International Patents

Unified Patent Court releases implementation roadmap (posted 10/17/22)

A recently published UPC implementation roadmap Indicates the UPC will start receiving cases on April 1, 2023. A three-month “sunrise” period, currently scheduled to begin on January 1, 2023, will allow users to access the Case Management System which will allow users to register as representatives and opt-out their patents.

U.S. sanctions and a Russian decree put a cloud of uncertainty around any efforts to protect intellectual property.

In April, President Biden issued an Executive Order prohibiting U.S. entities from making payments, directly or indirectly, to identified Russian banks, including the Central Bank of Russia, which is the only bank processing payments for Rospatent, the Russian patent office. The Department of the Treasury issued General License 13 which allows payments to continue until June 23. Then, on May 5, the Treasury Department issued General License 31 that specifically authorizes U.S. entities to continue seeking, obtaining, maintaining, prosecuting and defending Russian patents. This provision has no expiration date. Despite this relief, it may still be difficult to complete payments to sanctioned Russian banks.

Furthermore, it is uncertain whether IP owned by U.S. entities is or will be enforceable in Russia. Specifically, Russia's Decree 299 provides that patent holders associated with foreign states who “commit unfriendly actions” are entitled to “0 percent” of the actual proceeds of the person who used the invention without consent of the patent holder.

UK Patent Office says software is patentable (01/27/07)

The UK High Court has issued a ruling holing that software patents can be patented after all. Thanks to I/P Updates for passing this along.

Indonesia Launches Online Patent Library (02/26/07)

Indonesia recently launched a new online library for searching patents, copyrights, trademarks, and designs.

Korean Patent Law Revisions (01/18/07)

Korea is making substantive changes to its patent law effective July 1, 2007. The changes relax disclosure and claim requirements. In addition, the national-phase deadline is extended to 31 months from 30 months, it will not be possible to institute separate proceedings for correction of an issued patent while an opposition or nullity suit is in progress, and you can now select which claims you want to pay registration fees on when an application is allowed, in case you do not want to pay registration fees, as well as maintenance fees, on unneeded claims. In addition, Korea is changing their pre-grant opposition period to a post-grant opposition period.

Patent Pitfalls in Singapore (01/15/07)

Lloyd-Wise, a law firm with locations in Singapore and other countries, has published a paper entitled “Problematic features of Singapore Patent Law.” The paper describes many potential pitfalls and legal complexities peculiar to Singapore. As stated on the front page of the paper, “many incurably invalid patents are being issued.”

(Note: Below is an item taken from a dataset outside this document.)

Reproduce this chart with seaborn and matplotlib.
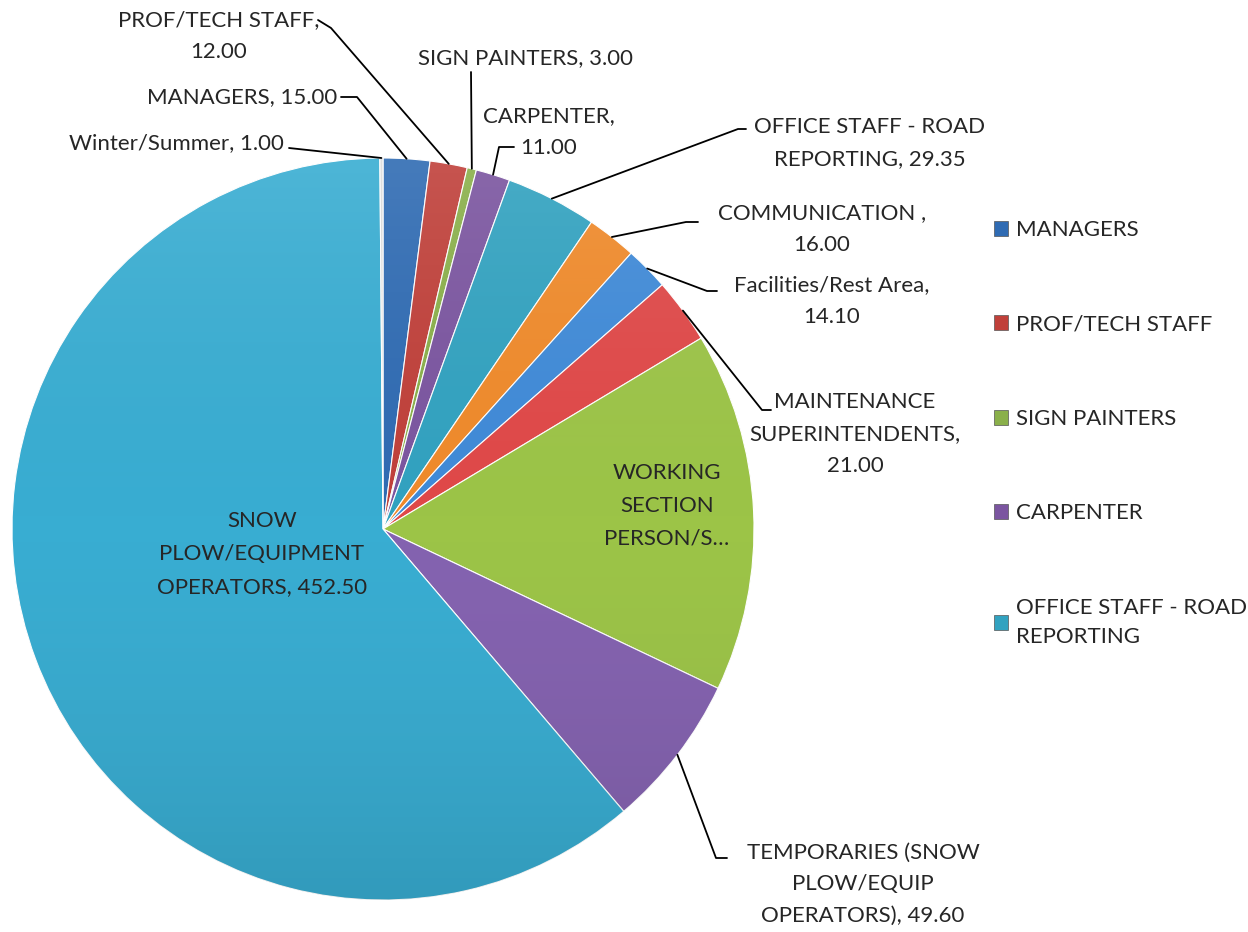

New GB interpretation of "statutory subject matter" (11/09/06)

The UK Patent Office has issued a Practice Notice in response to court decisions in Aerotel v Telco and Macrossan’s Application. This notice provides instructions as to how to discriminate between statutory and non-statutory subject matter.

Singapore practice change effective 08/01/06 (07/31/06)

Singapore Patents Registry reduces block extension fees to $0 (from S$1800, currently US$1,140). This applies to PCT national phase applications, with an international filing date on or after July 1, 2004. This means that for PCT national phase entries it will now be possible to make use of the significantly more flexible slow track option, by which the deadlines for examination and grant of the application are increased by 18 months, without incurring the substantial official fee. Lloyd Wise recommends that block extension of time be requested whatever the current status of the application, to give more time to decide on the final form of the claims. Even if a rapid grant is desired, there is no disadvantage in requesting the extension. Additional recommendations are found in their announcement.

2006 changes to Korean Practice (June 16, 2006)

More lenient grace period; PCT national filing time limit changes from 30 months to 31 months; Saturday now regarded as official holiday; new bar for public use outside of Korea; opposition system subject to being abolished.